Future trends executives should plan for now
The next phase of distribution ERP governance will be shaped by AI-assisted implementation, more event-driven supplier collaboration, and stronger expectations for real-time inventory visibility. AI-assisted implementation can help accelerate process documentation, test scenario generation, issue classification, and knowledge transfer, but governance must validate outputs and maintain human accountability for business decisions. Automation should support governance, not replace it.
Executives should also expect greater emphasis on enterprise scalability, cloud operating discipline, and continuous optimization after go-live. Governance models that end at deployment will underperform. The stronger model extends into release management, enhancement prioritization, supplier performance reviews, inventory policy tuning, and managed cloud services where relevant. In other words, implementation governance should evolve into an operating governance model.
Executive Conclusion
Distribution ERP implementation governance is ultimately about protecting business outcomes in an environment where supplier reliability, inventory accuracy, and customer service are tightly linked. The most successful programs establish clear decision rights, align process ownership across functions, govern data and integrations rigorously, and treat change management as a business capability rather than a communications task. They also recognize that supplier collaboration and inventory control are not separate workstreams; they are two sides of the same operating model.

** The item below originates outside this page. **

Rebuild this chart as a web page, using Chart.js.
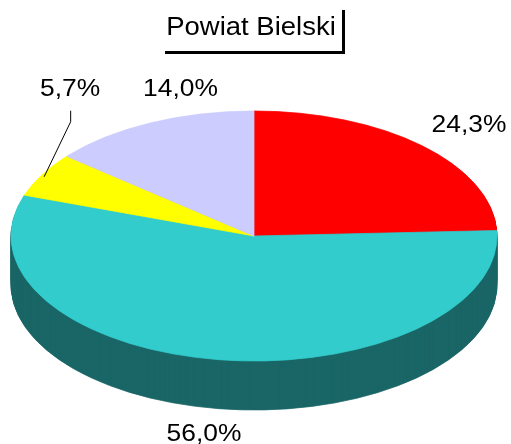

For executive teams and implementation partners, the recommendation is clear: design governance early, tie it to measurable operational outcomes, and sustain it beyond go-live. Use methodology to reduce ambiguity, use architecture to support resilience, and use partner ecosystems strategically where specialized delivery capacity is needed. When governance is business-first, distribution ERP becomes more than a system deployment. It becomes a platform for better working capital control, stronger supplier execution, and more scalable growth.